Les persécutions ne sont pas un obstacle. Elles ouvrent l’espace même du témoignage, parce qu’elles sont l’occasion de parler vraiment de Dieu et de son amour fort comme la mort. Elles donnent malgré elles de parler comme le Verbe a parlé, c’est-à-dire avec le langage de la Croix (1 Co 1, 18). Elles donnent malgré elles de sanctifier le Nom, c’est-à-dire de ne pas seulement le prononcer des lèvres, comme un mot parmi d’autres, mais de le porter avec toute sa vie, de le proférer avec la blessure de son cœur.

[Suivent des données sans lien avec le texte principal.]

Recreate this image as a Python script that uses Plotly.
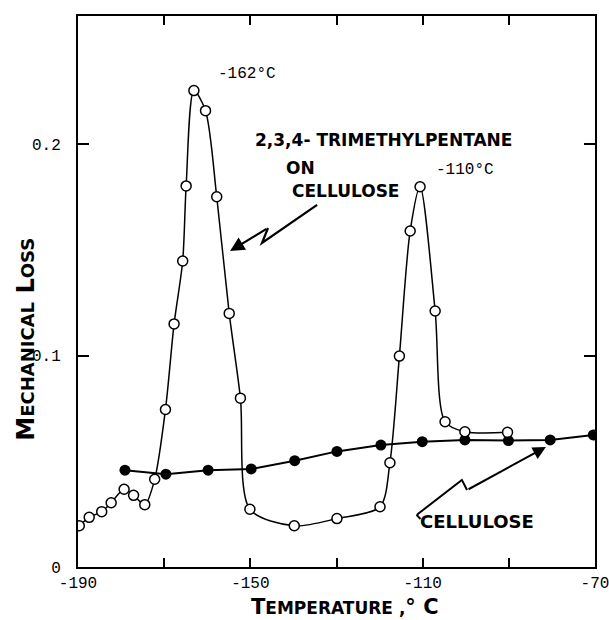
import plotly.graph_objects as go

# ---- data ----
treated_temp = [-189.7, -187.4, -184.5, -182.3, -179.3, -177.1, -174.5, -172.2, -169.7,
                -167.7, -165.7, -164.9, -163.1, -160.4, -157.8, -154.9, -152.3, -150.1,
                -139.8, -129.9, -119.9, -117.6, -115.4, -112.9, -110.6, -107.1, -104.8,
                -100.2, -90.3]
treated_loss = [0.0195, 0.0235, 0.0262, 0.0304, 0.0368, 0.0339, 0.0295, 0.0415, 0.0745,
                0.1150, 0.1448, 0.1803, 0.2254, 0.2159, 0.1752, 0.1200, 0.0799, 0.0273,
                0.0195, 0.0229, 0.0285, 0.0493, 0.0998, 0.1590, 0.1799, 0.1211, 0.0687,
                0.0640, 0.0637]

cell_temp = [-179.1, -169.6, -159.8, -149.8, -139.7, -129.9, -119.7, -110.1, -100.2,
             -90.1, -80.4, -70.4]
cell_loss = [0.0458, 0.0439, 0.0458, 0.0464, 0.0503, 0.0547, 0.0577, 0.0593, 0.0601,
             0.0598, 0.0601, 0.0625]

x_tickvals = [-190, -170, -150, -130, -110, -90, -70]
x_ticktext = ["-190", "", "-150", "", "-110", "", "-70"]
y_tickvals = [0, 0.1, 0.2]
y_ticktext = ["0", "0.1", "0.2"]

# annotation pointer paths (data coordinates)
upper_arrow_T = [-134.5, -147.3, -145.9, -154.7]
upper_arrow_v = [0.1713, 0.1533, 0.1604, 0.1495]
lower_arrow_T = [-110.5, -111.3, -111.1, -100.9, -99.7, -81.4]
lower_arrow_v = [0.0227, 0.0244, 0.0251, 0.0412, 0.0364, 0.0568]

fig = go.Figure()

fig.add_trace(go.Scatter(
    x=cell_temp, y=cell_loss, mode="lines+markers", name="Cellulose",
    line=dict(color="black", width=2),
    marker=dict(symbol="circle", size=11, color="black"),
    showlegend=False))

fig.add_trace(go.Scatter(
    x=treated_temp, y=treated_loss, mode="lines+markers",
    name="2,3,4-Trimethylpentane on cellulose",
    line=dict(color="black", width=1.5, shape="spline", smoothing=0.8),
    marker=dict(symbol="circle", size=10, color="white",
                line=dict(color="black", width=1.5)),
    showlegend=False))

def path_of(xs, ys):
    return "M " + " L ".join(f"{x},{y}" for x, y in zip(xs, ys))

fig.add_shape(type="path", xref="x", yref="y",
              path=path_of(upper_arrow_T[:-1], upper_arrow_v[:-1]),
              line=dict(color="black", width=2.2))
fig.add_annotation(x=upper_arrow_T[-1], y=upper_arrow_v[-1],
                   ax=upper_arrow_T[-2], ay=upper_arrow_v[-2],
                   xref="x", yref="y", axref="x", ayref="y",
                   text="", showarrow=True, arrowhead=2, arrowsize=1.3,
                   arrowwidth=2.2, arrowcolor="black")

fig.add_shape(type="path", xref="x", yref="y",
              path=path_of(lower_arrow_T[:-1], lower_arrow_v[:-1]),
              line=dict(color="black", width=2))
fig.add_annotation(x=lower_arrow_T[-1], y=lower_arrow_v[-1],
                   ax=lower_arrow_T[-2], ay=lower_arrow_v[-2],
                   xref="x", yref="y", axref="x", ayref="y",
                   text="", showarrow=True, arrowhead=2, arrowsize=1.3,
                   arrowwidth=2, arrowcolor="black")

label_font = dict(family="DejaVu Sans", size=17, color="black", weight="bold")
mono_font = dict(family="Liberation Mono", size=16, color="black")

def label(text, x, y, font, xanchor="left"):
    fig.add_annotation(x=x, y=y, xref="x", yref="y", text=text, showarrow=False,
                       xanchor=xanchor, yanchor="middle", font=font)

label("2,3,4- TRIMETHYLPENTANE", -149.4, 0.2020, label_font)
label("ON", -142.2, 0.1887, label_font)
label("CELLULOSE", -140.8, 0.1779, label_font)
label("CELLULOSE", -111.0, 0.0213, dict(label_font, size=18))
label("-162°C", -158.0, 0.2333, mono_font)
label("-110°C", -107.4, 0.1878, mono_font)

# axis titles in small-caps style
fig.add_annotation(xref="paper", yref="paper", x=0.516, y=-0.072,
                   xanchor="center", yanchor="middle", showarrow=False,
                   text="T<span style='font-size:17px'>EMPERATURE ,</span>° C",
                   font=dict(family="DejaVu Sans", size=21, color="black", weight="bold"))
fig.add_annotation(xref="paper", yref="paper", x=-0.101, y=0.414,
                   xanchor="center", yanchor="middle", showarrow=False, textangle=-90,
                   text="M<span style='font-size:18px'>ECHANICAL</span> L<span style='font-size:18px'>OSS</span>",
                   font=dict(family="DejaVu Sans", size=24, color="black", weight="bold"))

axis_common = dict(showline=True, linecolor="black", linewidth=2, mirror="ticks",
                   ticks="inside", tickcolor="black", tickwidth=2,
                   showgrid=False, zeroline=False, ticklabeloverflow="allow",
                   automargin=False,
                   tickfont=dict(family="Liberation Mono", size=16, color="black"))

fig.update_xaxes(range=[-190, -70], tickmode="array", tickvals=x_tickvals,
                 ticktext=x_ticktext, ticklen=9, ticklabelstandoff=0, **axis_common)
fig.update_yaxes(range=[0, 0.2607], tickmode="array", tickvals=y_tickvals,
                 ticktext=y_ticktext, ticklen=11, ticklabelstandoff=12, **axis_common)

fig.update_layout(width=609, height=620, margin=dict(l=78, r=14, t=16, b=53, autoexpand=False),
                  paper_bgcolor="white", plot_bgcolor="white", showlegend=False)

fig.write_html("out.html")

Certains se figurent que le martyre est une sorte d’accident. On pourrait l’éviter, en dessalant l’Évangile, en arrondissant les bords du crucifix, enfin en sachant communiquer mieux. Mais le martyre est une loi constitutive de l’Église pérégrinante. Le grand théologien Erik Peterson le rappelait opportunément dans les années 1940 : « Un certain nombre d’esprits conciliants sont enclins à croire que tout ce qui arrive de mal dans ce monde peut être attribué à de simples malentendus. Si on les écoutait, il faudrait dire que la crucifixion du Christ et le martyre des apôtres sont la conséquence de malentendus […]. Les paroles de Jésus montrent au contraire que ce n’est pas une méprise humaine qui crée le martyre, c’est une nécessité divine. »

Vous pouvez dire que les gens vous persécutent parce qu’ils ne vous comprennent pas, et vous poser en victime malheureuse. Mais peut-être qu’ils vous ont très bien compris, qu’il leur faut passer par cela pour se rendre compte de l’horreur où les conduit leur superbe, qu’ils voient que vous témoignez de quelque chose qui vous surpasse, que votre sang devienne semence, que vos plaies s’écartent comme la bouche la plus éloquente : sang de l’aspersion qui parle mieux que celui d’Abel (He 12, 24). Oh ! ce n’est pas du tout goût morbide ou pente suicidaire. Si l’on pouvait, on s’épargnerait cette chose affreuse, qui n’est d’ailleurs pas tant de mourir que d’être tué précisément par celui dont on veut le salut, et de voir la grimace de haine défigurer son visage fait pour la lumière… Mais le témoignage de la miséricorde le veut.